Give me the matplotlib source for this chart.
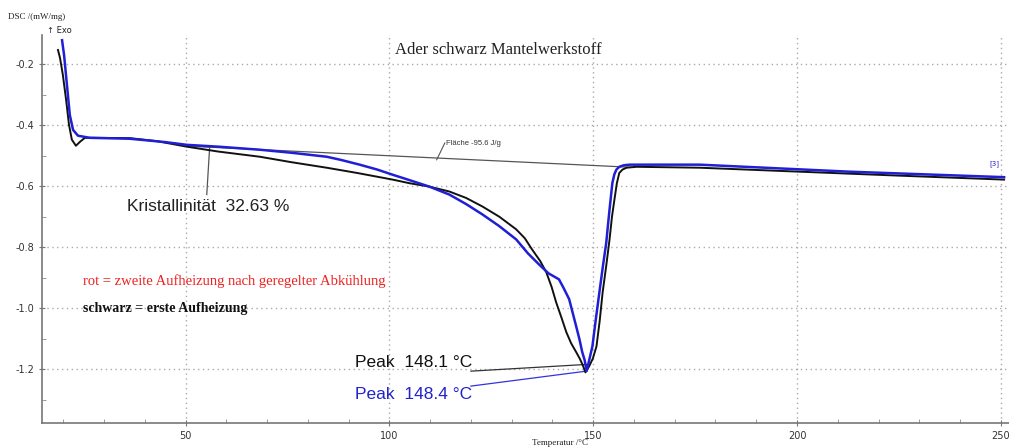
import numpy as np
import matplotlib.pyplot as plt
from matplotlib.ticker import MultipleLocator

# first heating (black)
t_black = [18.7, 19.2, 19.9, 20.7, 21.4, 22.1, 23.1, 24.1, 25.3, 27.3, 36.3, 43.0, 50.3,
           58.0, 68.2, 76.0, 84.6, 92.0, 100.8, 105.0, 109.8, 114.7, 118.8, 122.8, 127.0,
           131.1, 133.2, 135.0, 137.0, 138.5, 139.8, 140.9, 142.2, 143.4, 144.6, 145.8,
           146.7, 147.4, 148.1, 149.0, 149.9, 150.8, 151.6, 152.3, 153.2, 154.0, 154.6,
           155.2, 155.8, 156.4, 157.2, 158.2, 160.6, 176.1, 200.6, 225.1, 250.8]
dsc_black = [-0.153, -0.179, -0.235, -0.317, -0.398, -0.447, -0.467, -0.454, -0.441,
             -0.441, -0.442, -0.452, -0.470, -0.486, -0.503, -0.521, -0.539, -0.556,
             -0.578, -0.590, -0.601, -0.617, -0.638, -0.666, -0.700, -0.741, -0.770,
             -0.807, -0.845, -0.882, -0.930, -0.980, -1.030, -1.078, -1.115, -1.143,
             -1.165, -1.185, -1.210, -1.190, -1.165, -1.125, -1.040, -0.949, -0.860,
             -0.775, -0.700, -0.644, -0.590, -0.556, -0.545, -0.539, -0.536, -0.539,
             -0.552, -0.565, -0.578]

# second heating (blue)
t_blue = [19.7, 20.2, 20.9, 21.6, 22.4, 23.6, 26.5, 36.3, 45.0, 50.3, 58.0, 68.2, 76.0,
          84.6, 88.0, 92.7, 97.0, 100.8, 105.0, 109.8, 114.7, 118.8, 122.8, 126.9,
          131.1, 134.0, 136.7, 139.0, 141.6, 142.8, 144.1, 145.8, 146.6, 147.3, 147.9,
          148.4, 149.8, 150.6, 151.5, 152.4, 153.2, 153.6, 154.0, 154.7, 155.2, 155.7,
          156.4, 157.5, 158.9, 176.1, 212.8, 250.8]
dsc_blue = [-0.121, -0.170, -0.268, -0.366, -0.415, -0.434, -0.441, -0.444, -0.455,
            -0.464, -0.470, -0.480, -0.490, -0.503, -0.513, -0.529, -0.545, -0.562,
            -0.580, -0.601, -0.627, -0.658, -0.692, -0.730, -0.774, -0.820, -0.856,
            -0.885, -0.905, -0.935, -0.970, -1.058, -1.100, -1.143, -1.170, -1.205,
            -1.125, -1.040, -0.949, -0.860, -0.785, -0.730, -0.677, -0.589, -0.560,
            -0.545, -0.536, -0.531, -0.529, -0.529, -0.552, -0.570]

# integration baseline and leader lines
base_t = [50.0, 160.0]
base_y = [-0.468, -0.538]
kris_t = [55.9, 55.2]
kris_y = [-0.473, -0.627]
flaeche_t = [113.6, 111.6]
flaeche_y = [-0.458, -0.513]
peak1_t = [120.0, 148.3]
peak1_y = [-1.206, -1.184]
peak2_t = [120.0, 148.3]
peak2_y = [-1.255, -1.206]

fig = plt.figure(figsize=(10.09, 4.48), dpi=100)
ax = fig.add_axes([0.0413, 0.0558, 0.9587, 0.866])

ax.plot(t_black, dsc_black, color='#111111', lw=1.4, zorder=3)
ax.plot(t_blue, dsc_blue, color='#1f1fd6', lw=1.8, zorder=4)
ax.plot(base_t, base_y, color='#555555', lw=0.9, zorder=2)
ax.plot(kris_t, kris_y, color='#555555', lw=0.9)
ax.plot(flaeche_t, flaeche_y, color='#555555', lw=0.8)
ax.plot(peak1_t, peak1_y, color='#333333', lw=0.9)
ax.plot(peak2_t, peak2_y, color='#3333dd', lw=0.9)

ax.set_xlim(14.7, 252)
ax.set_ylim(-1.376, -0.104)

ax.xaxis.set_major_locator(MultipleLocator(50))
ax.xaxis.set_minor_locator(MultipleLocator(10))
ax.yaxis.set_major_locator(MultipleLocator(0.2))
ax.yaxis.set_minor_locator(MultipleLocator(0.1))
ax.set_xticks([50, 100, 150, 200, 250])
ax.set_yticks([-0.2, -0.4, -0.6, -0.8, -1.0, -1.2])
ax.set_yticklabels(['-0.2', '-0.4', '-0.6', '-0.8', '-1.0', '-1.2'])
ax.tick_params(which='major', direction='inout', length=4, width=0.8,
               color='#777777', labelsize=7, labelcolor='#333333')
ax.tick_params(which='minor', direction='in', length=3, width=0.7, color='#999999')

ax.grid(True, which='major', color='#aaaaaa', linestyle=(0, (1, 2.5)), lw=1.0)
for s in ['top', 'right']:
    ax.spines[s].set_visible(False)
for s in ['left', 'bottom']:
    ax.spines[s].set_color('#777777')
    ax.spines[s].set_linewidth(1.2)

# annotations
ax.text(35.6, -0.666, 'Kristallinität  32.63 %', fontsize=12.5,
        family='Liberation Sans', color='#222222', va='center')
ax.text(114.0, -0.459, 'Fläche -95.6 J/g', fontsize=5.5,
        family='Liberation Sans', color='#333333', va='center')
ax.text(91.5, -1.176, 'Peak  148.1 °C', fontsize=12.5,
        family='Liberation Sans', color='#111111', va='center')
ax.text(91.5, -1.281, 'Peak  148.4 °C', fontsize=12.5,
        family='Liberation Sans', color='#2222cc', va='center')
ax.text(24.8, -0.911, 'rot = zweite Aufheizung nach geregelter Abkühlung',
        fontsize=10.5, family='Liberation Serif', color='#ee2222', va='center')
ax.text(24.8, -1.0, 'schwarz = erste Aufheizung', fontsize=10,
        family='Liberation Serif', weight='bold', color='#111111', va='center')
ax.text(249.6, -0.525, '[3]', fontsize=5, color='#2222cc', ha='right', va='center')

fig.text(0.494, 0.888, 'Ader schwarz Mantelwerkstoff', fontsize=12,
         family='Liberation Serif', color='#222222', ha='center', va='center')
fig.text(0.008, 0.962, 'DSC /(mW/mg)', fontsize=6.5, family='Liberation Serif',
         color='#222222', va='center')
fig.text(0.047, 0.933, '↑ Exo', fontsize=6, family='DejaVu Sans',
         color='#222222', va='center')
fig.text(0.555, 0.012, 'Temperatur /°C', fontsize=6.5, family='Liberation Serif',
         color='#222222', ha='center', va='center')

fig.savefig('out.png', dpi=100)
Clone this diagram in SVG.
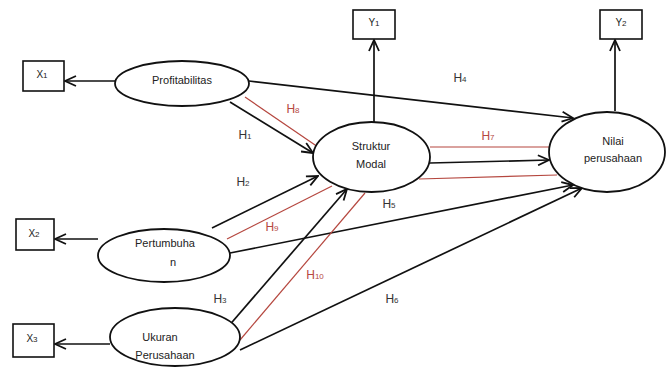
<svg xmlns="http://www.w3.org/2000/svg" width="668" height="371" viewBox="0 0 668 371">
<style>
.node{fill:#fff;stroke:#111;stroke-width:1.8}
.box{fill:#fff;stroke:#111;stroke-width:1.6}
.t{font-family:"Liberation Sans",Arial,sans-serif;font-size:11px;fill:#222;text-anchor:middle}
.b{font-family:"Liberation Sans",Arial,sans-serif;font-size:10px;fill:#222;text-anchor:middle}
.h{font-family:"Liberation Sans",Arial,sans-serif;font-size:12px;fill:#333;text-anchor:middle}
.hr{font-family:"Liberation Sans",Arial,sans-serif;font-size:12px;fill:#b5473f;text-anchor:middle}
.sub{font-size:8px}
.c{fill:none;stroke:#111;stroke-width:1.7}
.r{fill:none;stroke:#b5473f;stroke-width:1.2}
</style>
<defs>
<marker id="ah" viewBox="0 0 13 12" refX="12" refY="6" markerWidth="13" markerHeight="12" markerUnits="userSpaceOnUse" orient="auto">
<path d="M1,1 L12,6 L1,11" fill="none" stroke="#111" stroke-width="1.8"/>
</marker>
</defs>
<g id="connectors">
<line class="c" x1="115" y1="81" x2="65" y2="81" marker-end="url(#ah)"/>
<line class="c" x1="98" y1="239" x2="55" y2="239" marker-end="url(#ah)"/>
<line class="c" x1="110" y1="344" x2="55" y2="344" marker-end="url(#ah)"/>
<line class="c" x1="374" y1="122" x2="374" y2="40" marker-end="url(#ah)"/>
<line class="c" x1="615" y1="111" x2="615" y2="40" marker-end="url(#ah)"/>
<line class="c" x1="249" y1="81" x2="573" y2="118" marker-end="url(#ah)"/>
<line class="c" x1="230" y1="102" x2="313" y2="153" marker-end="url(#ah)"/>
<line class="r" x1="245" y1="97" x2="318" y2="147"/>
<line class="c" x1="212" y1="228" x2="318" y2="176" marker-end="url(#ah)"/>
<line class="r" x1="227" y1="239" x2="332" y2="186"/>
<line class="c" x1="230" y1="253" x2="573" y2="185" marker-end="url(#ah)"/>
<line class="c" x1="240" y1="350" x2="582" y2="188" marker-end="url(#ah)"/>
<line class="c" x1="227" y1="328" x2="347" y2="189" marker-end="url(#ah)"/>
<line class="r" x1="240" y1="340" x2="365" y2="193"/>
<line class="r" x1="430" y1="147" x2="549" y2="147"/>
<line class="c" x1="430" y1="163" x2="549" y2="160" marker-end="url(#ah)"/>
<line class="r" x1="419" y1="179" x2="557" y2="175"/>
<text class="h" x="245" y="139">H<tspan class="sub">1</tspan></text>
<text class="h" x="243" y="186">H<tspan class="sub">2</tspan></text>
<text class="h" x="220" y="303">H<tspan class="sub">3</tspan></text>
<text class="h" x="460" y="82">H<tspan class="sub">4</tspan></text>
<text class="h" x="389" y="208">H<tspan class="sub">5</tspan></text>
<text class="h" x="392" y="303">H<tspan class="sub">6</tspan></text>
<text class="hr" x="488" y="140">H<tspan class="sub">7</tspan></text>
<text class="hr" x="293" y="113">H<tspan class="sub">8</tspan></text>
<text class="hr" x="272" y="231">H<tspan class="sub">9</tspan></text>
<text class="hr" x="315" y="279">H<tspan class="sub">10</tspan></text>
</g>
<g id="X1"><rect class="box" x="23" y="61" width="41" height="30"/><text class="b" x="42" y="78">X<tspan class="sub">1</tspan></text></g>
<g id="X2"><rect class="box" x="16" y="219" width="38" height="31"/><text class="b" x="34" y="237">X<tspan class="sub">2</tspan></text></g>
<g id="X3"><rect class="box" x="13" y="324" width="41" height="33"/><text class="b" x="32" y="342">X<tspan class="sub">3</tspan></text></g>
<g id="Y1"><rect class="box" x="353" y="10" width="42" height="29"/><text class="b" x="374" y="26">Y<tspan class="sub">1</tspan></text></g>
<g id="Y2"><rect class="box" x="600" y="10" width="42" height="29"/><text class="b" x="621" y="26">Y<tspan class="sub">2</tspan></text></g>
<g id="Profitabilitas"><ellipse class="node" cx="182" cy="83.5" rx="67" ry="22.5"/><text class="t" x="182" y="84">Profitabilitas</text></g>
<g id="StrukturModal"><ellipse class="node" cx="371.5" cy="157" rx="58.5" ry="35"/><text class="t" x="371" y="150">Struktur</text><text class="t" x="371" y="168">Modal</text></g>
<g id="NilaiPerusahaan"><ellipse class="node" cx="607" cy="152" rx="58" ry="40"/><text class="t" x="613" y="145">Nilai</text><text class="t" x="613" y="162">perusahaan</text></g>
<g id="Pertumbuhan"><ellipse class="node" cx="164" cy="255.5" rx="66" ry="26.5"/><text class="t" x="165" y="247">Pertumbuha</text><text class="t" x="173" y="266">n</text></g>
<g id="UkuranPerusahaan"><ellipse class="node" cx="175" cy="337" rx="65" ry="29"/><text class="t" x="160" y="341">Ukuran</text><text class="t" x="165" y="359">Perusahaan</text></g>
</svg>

| Required task |
Above are the records; repeat their lines from the first through the line containing "from matplotlib.ticker import MultipleLocator", and leave out each picture.

| Problem solution |
Give me the matplotlib source for this chart.
import numpy as np
import matplotlib.pyplot as plt
from matplotlib.ticker import MultipleLocator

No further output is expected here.